■ INSTRUCTION
Using the records below, quote only the span that opens with the line containing "What React, TypeScript" and closes with the line containing "import * as", exactly and inclusively.

* * *

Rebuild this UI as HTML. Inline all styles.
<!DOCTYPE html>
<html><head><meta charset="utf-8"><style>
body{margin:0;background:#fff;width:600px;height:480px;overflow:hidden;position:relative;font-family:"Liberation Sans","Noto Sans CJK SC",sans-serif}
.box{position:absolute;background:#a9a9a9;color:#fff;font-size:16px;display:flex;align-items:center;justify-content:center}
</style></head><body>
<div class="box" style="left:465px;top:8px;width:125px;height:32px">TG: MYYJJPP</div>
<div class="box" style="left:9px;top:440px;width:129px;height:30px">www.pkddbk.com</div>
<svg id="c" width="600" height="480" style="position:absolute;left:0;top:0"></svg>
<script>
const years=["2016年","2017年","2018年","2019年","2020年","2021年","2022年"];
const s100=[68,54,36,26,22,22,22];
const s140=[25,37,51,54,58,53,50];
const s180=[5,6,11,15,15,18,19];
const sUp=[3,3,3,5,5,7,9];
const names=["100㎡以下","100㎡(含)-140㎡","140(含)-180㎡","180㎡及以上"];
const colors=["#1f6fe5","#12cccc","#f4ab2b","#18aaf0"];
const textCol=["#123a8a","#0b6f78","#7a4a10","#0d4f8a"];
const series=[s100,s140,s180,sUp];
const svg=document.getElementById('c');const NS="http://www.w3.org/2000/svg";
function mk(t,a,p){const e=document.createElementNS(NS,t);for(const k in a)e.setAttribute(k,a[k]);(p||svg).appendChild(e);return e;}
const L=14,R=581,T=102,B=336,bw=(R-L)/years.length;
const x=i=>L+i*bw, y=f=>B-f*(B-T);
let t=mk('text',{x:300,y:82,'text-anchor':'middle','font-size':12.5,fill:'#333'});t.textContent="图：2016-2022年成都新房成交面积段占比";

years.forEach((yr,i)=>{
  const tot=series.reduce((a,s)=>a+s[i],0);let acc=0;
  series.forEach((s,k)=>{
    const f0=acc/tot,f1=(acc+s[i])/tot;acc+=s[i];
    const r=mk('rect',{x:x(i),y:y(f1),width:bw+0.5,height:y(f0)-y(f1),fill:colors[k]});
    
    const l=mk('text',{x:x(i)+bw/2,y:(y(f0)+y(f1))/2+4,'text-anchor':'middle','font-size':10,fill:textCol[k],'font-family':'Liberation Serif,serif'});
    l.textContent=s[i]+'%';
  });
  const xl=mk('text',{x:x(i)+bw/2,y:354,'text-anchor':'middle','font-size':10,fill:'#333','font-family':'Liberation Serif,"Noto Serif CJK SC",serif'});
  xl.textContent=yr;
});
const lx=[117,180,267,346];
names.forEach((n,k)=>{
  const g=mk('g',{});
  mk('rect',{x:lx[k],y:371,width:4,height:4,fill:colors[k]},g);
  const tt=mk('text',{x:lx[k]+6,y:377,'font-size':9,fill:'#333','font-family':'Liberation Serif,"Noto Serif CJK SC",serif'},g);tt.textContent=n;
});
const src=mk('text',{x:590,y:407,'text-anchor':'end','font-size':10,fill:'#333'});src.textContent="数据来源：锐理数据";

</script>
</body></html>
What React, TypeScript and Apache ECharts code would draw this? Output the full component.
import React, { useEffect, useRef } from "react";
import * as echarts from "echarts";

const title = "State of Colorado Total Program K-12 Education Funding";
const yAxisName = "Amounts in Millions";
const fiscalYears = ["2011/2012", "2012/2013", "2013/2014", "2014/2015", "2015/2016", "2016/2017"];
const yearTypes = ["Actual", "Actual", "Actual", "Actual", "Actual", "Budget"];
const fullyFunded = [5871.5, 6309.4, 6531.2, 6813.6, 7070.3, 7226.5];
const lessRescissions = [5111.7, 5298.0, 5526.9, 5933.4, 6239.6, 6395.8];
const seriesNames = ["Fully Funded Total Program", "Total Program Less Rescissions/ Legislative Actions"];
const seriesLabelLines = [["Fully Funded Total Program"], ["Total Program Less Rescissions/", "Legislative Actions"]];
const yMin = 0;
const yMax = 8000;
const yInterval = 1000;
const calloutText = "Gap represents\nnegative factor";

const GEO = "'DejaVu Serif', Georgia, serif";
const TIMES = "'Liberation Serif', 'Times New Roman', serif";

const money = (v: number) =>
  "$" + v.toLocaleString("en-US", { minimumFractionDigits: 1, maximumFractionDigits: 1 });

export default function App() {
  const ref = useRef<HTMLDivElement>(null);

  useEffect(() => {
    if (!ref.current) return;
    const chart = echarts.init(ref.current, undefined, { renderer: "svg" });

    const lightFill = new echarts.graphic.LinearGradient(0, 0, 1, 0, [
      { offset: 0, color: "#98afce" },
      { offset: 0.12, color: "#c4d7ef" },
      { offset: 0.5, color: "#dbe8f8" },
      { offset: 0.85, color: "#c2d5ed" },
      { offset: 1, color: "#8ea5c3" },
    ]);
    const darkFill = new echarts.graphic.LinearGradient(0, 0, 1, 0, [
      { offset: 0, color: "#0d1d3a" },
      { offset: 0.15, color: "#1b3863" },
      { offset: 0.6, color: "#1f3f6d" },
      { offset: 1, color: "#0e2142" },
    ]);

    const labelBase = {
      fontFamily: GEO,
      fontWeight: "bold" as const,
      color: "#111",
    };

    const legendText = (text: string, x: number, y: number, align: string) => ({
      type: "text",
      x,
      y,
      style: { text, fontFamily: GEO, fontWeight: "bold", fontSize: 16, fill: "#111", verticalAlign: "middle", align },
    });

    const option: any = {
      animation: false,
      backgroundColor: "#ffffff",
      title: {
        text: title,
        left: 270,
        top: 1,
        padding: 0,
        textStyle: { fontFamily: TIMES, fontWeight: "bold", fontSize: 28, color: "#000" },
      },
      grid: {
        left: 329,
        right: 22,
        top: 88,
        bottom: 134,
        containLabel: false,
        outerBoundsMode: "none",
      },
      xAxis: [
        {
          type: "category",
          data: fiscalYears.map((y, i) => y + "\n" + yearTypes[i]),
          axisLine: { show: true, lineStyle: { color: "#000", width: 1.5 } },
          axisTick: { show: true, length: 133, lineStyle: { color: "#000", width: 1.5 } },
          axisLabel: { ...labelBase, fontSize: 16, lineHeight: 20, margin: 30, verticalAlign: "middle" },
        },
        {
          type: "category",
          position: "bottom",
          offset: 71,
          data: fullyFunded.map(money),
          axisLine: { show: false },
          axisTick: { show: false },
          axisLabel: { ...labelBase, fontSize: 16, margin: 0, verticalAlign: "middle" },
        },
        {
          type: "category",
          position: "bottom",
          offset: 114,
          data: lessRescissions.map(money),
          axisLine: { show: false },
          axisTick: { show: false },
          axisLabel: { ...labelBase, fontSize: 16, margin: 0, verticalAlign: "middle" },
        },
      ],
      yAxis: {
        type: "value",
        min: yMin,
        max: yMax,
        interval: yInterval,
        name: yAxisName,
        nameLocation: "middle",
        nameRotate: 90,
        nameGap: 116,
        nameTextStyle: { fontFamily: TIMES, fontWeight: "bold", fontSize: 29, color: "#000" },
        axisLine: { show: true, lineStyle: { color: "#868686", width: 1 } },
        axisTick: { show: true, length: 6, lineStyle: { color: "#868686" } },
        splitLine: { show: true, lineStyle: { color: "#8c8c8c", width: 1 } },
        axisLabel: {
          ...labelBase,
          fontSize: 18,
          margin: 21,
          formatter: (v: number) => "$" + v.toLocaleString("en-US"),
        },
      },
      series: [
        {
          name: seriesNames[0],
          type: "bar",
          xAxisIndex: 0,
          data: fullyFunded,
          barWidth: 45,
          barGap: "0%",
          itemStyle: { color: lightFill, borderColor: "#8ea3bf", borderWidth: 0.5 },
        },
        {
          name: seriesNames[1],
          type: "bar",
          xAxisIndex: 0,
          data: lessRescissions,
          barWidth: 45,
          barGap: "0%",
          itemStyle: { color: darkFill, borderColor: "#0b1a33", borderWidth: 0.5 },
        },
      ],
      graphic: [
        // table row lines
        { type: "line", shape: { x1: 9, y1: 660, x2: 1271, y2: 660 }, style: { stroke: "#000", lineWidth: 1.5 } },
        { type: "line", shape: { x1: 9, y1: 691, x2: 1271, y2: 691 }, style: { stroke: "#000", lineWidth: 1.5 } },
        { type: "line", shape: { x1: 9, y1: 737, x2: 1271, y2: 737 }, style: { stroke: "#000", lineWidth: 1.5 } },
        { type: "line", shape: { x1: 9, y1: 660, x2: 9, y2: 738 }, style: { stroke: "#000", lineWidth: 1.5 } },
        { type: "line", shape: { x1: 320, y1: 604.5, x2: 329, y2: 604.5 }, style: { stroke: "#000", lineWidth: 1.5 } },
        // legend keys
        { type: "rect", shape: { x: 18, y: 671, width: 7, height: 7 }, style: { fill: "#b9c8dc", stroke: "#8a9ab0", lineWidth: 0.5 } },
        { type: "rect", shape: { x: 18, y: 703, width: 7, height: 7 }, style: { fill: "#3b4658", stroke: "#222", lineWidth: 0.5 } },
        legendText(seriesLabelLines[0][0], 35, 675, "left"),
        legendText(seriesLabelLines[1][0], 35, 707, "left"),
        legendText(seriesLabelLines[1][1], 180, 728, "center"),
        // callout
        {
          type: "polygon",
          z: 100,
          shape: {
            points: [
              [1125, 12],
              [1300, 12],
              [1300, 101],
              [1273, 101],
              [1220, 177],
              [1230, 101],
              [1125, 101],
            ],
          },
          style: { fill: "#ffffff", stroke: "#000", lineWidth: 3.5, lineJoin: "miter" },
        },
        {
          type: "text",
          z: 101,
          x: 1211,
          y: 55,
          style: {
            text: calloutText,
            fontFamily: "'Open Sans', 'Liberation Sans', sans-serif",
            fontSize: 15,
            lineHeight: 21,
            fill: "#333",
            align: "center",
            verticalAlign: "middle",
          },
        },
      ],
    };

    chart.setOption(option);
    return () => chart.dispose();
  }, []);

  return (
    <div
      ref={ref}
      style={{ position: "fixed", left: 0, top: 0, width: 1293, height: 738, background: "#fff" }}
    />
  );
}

* * *

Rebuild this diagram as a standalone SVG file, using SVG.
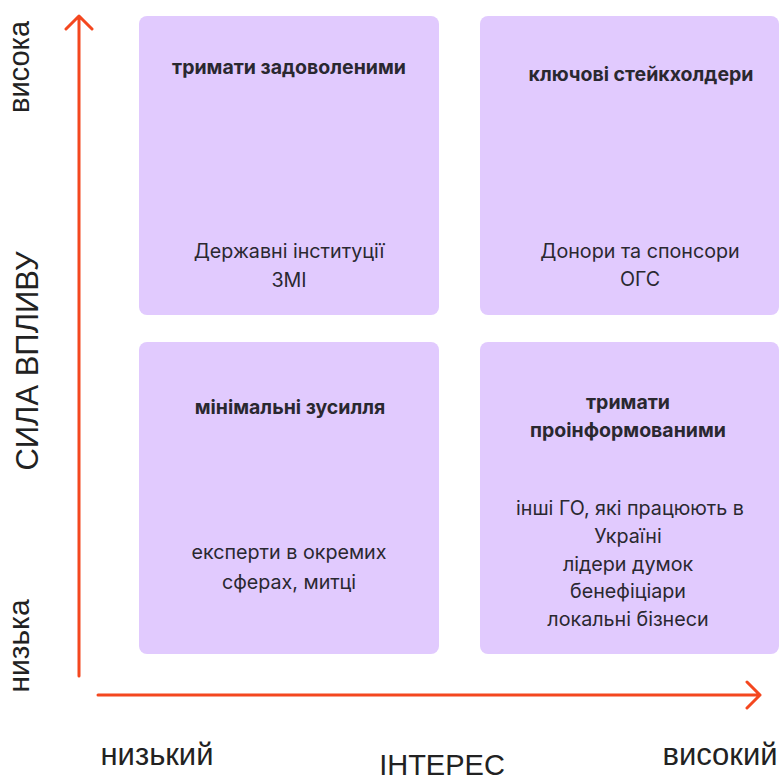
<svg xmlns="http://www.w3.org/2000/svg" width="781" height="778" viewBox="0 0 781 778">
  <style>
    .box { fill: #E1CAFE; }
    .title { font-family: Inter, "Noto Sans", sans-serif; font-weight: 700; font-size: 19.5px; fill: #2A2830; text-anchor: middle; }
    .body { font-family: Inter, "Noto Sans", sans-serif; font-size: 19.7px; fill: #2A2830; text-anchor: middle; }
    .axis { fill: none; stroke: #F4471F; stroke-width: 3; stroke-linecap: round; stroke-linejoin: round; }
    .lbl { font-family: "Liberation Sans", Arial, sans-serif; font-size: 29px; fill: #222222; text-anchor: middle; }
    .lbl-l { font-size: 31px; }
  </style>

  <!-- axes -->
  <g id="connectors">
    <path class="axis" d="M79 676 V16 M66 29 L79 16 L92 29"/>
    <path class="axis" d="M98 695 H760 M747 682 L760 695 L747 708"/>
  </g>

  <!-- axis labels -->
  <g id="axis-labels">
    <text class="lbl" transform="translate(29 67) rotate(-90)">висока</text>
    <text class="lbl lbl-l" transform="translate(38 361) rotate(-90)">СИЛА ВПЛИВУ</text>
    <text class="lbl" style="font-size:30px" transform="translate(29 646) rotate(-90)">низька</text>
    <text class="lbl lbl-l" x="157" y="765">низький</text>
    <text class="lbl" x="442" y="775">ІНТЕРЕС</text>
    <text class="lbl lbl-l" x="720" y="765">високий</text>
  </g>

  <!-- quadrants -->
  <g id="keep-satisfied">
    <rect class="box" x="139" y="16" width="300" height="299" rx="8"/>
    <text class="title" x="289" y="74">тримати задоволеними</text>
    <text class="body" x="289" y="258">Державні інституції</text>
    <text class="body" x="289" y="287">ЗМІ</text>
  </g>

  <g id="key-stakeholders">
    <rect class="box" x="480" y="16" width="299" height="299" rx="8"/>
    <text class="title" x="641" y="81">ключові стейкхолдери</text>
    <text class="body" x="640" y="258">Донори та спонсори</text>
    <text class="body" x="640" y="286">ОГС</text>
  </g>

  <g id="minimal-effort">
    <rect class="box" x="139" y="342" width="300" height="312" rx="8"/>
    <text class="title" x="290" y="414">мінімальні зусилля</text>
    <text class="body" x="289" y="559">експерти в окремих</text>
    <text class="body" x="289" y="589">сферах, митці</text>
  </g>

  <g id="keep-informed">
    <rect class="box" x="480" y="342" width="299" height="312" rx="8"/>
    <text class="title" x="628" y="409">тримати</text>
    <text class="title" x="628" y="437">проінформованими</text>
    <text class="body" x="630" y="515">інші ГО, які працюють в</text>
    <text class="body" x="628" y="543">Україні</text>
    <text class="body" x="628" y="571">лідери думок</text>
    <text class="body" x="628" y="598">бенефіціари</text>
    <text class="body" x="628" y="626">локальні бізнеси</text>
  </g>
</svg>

* * *

■ PROBLEM SOLUTION
What React, TypeScript and Apache ECharts code would draw this? Output the full component.
import React, { useEffect, useRef } from "react";
import * as echarts from "echarts";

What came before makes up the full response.